Our Guiding Compass?

The "big picture" regarding the Holocaust in Eastern Europe appears clear as proven by the steady stream of exposés that the Nazi German invasion merely provided the pretext for entire Eastern European peoples to join in exterminating their Jewish neighbors. In Latvia, local volunteers, not the Germans, were the principal executioners. Lithuania was under the boot of the joint "German-Lithuanian" occupation. Owing to its small Jewish population at the start of WWII, Estonians have been largely spared of accusations of murdering their neighbors—offset by endless accusations that they are, nevertheless, a cradle of post-Soviet neo-Nazism.1

None of these accounts asks the question does this make sense? Further investigation is not required in the face of the gospel truth revealed in Hitler's invasion of Eastern Europe: Eastern Europeans apparently had loathed the Jews—who had lived peacefully and flourished in their midst for centuries, keepers and nurturers of the oldest traditions of Judeo-Christian culture—with a deadly passion. That the Holocaust was so "successful" is attributed not to the pure evil of Hitler's industrialized genocide married to ruthless German efficiency, it is that the Shoah could only have so succeeded with widespread, if not universal, support and active participation of the local population. Ergo, the local population widely supported and actively participated. Quod Erat Demonstrandum.

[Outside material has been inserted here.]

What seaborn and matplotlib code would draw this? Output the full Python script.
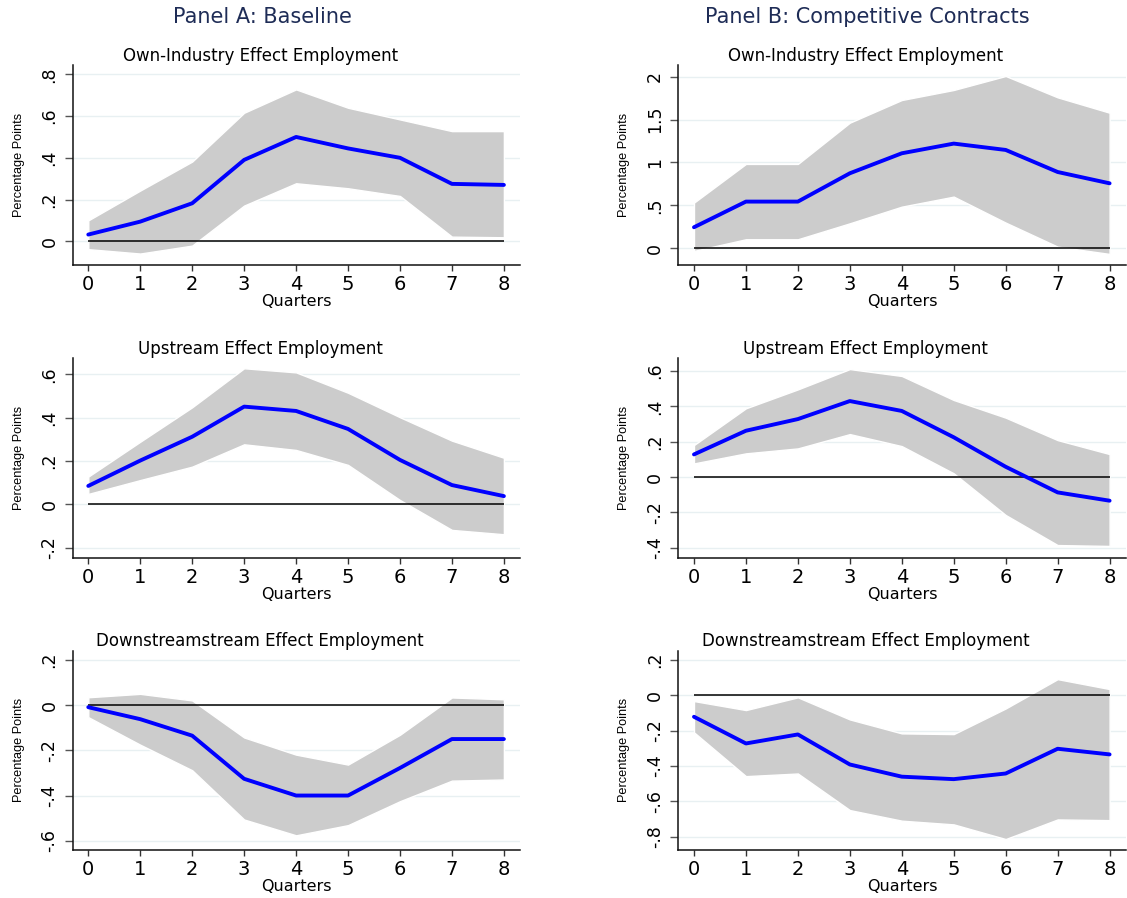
import matplotlib
matplotlib.use("Agg")
import matplotlib.pyplot as plt
import seaborn as sns
import pandas as pd

# ---------------------------------------------------------------- data
quarters = [0, 1, 2, 3, 4, 5, 6, 7, 8]

# Panel A: Baseline
a_own_coef = [0.032, 0.094, 0.182, 0.390, 0.500, 0.445, 0.400, 0.275, 0.270]
a_own_hi = [0.100, 0.243, 0.382, 0.616, 0.728, 0.640, 0.584, 0.528, 0.528]
a_own_lo = [-0.038, -0.059, -0.021, 0.171, 0.278, 0.254, 0.217, 0.022, 0.019]

a_up_coef = [0.085, 0.202, 0.312, 0.451, 0.431, 0.348, 0.205, 0.089, 0.038]
a_up_hi = [0.128, 0.289, 0.448, 0.628, 0.609, 0.515, 0.402, 0.294, 0.215]
a_up_lo = [0.048, 0.112, 0.174, 0.277, 0.251, 0.182, 0.020, -0.118, -0.138]

a_down_coef = [-0.009, -0.062, -0.135, -0.326, -0.400, -0.400, -0.278, -0.150, -0.150]
a_down_hi = [0.035, 0.050, 0.021, -0.143, -0.219, -0.263, -0.131, 0.034, 0.026]
a_down_lo = [-0.053, -0.175, -0.288, -0.506, -0.576, -0.531, -0.425, -0.334, -0.329]

# Panel B: Competitive Contracts
b_own_coef = [0.245, 0.544, 0.544, 0.874, 1.107, 1.220, 1.146, 0.889, 0.757]
b_own_hi = [0.532, 0.983, 0.983, 1.464, 1.728, 1.845, 2.008, 1.759, 1.580]
b_own_lo = [-0.031, 0.105, 0.105, 0.291, 0.485, 0.602, 0.299, 0.019, -0.066]

b_up_coef = [0.128, 0.262, 0.328, 0.430, 0.374, 0.225, 0.058, -0.087, -0.134]
b_up_hi = [0.181, 0.389, 0.496, 0.611, 0.572, 0.436, 0.336, 0.209, 0.130]
b_up_lo = [0.077, 0.134, 0.162, 0.243, 0.175, 0.021, -0.215, -0.385, -0.390]

b_down_coef = [-0.121, -0.272, -0.221, -0.391, -0.460, -0.474, -0.442, -0.302, -0.334]
b_down_hi = [-0.032, -0.083, -0.011, -0.136, -0.215, -0.219, -0.074, 0.092, 0.036]
b_down_lo = [-0.209, -0.457, -0.442, -0.649, -0.709, -0.730, -0.813, -0.702, -0.706]

# y-axis ticks per panel
a_own_ticks = [0, 0.2, 0.4, 0.6, 0.8]
a_up_ticks = [-0.2, 0, 0.2, 0.4, 0.6]
a_down_ticks = [-0.6, -0.4, -0.2, 0, 0.2]
b_own_ticks = [0, 0.5, 1, 1.5, 2]
b_up_ticks = [-0.4, -0.2, 0, 0.2, 0.4, 0.6]
b_down_ticks = [-0.8, -0.6, -0.4, -0.2, 0, 0.2]

panel_titles = ["Panel A: Baseline", "Panel B: Competitive Contracts"]
row_titles = ["Own-Industry Effect Employment",
              "Upstream Effect Employment",
              "Downstreamstream Effect Employment"]
x_label = "Quarters"
y_label = "Percentage Points"

# ---------------------------------------------------------------- style
sns.set_style("white", {"xtick.bottom": True, "ytick.left": True})
plt.rcParams["font.family"] = ["DejaVu Sans"]
plt.rcParams["text.color"] = "black"
plt.rcParams["axes.labelcolor"] = "black"
plt.rcParams["xtick.color"] = "black"
plt.rcParams["ytick.color"] = "black"

W, H = 1127, 898
fig = plt.figure(figsize=(W / 100, H / 100), dpi=100)

# axes boxes in pixels: (left, right) per column, (top, bottom) per row
col_x = [(72.7, 520.0), (678.4, 1125.7)]
row_y = [(65.0, 265.0), (358.3, 558.3), (650.7, 850.0)]

ylims = {
    (0, 0): (-0.114, 0.845), (0, 1): (-0.195, 2.136),
    (1, 0): (-0.249, 0.674), (1, 1): (-0.46, 0.672),
    (2, 0): (-0.641, 0.241), (2, 1): (-0.875, 0.253),
}

series = {
    (0, 0): (a_own_coef, a_own_lo, a_own_hi, a_own_ticks),
    (1, 0): (a_up_coef, a_up_lo, a_up_hi, a_up_ticks),
    (2, 0): (a_down_coef, a_down_lo, a_down_hi, a_down_ticks),
    (0, 1): (b_own_coef, b_own_lo, b_own_hi, b_own_ticks),
    (1, 1): (b_up_coef, b_up_lo, b_up_hi, b_up_ticks),
    (2, 1): (b_down_coef, b_down_lo, b_down_hi, b_down_ticks),
}


def stata_fmt(v):
    s = f"{v:g}"
    if s.startswith("0."):
        s = s[1:]
    elif s.startswith("-0."):
        s = "-" + s[2:]
    return s


for (r, c), (coef, lo, hi, ticks) in series.items():
    x0, x1 = col_x[c]
    y0, y1 = row_y[r]
    ax = fig.add_axes([x0 / W, 1 - y1 / H, (x1 - x0) / W, (y1 - y0) / H])

    df = pd.DataFrame({"quarter": quarters, "coef": coef, "lo": lo, "hi": hi})

    # confidence band
    ax.fill_between(df["quarter"], df["lo"], df["hi"], color="#cccccc",
                    edgecolor="white", linewidth=1.0, zorder=2)
    # zero reference line
    ax.hlines(0, quarters[0], quarters[-1], color="black", linewidth=1.1,
              zorder=3)
    # point estimates
    sns.lineplot(data=df, x="quarter", y="coef", ax=ax, color="#0000ff",
                 linewidth=2.8, zorder=4)

    ax.set_xlim(-0.3, 8.31)
    ax.set_ylim(*ylims[(r, c)])

    # faint horizontal grid at the tick values
    for t in ticks:
        ax.axhline(t, color="#e8f0f2", linewidth=1.0, zorder=1)

    ax.set_xticks(quarters)
    ax.set_xticklabels([str(q) for q in quarters], fontsize=14)
    ax.set_yticks(ticks)
    ax.set_yticklabels([stata_fmt(t) for t in ticks], fontsize=12.5,
                       rotation=90, va="center")

    ax.tick_params(axis="x", bottom=True, length=4.0, width=1.0,
                   color="#333333", pad=3)
    ax.tick_params(axis="y", left=True, length=5.8, width=1.0,
                   color="#555555", pad=4.5)

    for side in ("top", "right"):
        ax.spines[side].set_visible(False)
    for side in ("left", "bottom"):
        ax.spines[side].set_color("#111111")
        ax.spines[side].set_linewidth(1.1)

    ax.set_xlabel(x_label, fontsize=11.5, labelpad=0)
    ax.set_ylabel(y_label, fontsize=9.2,
                  family=["Liberation Sans", "DejaVu Sans"])
    ax.yaxis.set_label_coords(-0.121, 0.5)
    ax.yaxis.label.set_va("center")

    ax.text(0.419, 1.047, row_titles[r], transform=ax.transAxes,
            ha="center", va="center", fontsize=12, color="black")

fig.text(262.5 / W, 1 - 23.3 / H, panel_titles[0], ha="center",
         va="baseline", fontsize=15, color="#1e2c56")
fig.text(867 / W, 1 - 22.7 / H, panel_titles[1], ha="center",
         va="baseline", fontsize=15, color="#1e2c56")

fig.savefig("out.png", dpi=100, facecolor="white")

Extraordinary claims require extraordinary proof. Faced with competing versions of the Holocaust, what should be our guiding compass in our search for the truth?

To dig deeper. To accept no source purely at face value or in and of itself as the "truth."

Below, we examine specific events and allegations more closely.

  • Slonim, Belarus, 1942 — Officers of the 18th Latvian Police Battalion stood trial at KGB proceedings in 1961 and were eventually sentenced to deporation or death. According to KGB archives they killed all of Slonim's Jewish inhabitants. German records show most had been killed in two actions well before the Latvians arrived—and one officer could not have even been there when alleged. Something did happen after the Latvians arrived in Slonim, but more research remains to be done.

1Criticism of Estonian sentiment is not limited to the Russian press. In 2002, the U.S. ambassador to Estonia Joseph De Thomas published an op-ed piece in the Estonian daily Eesti Paevaleht indicating that Estonia's membership in NATO depended, in part, on Estonia eliminating resurgent anti-Semitism.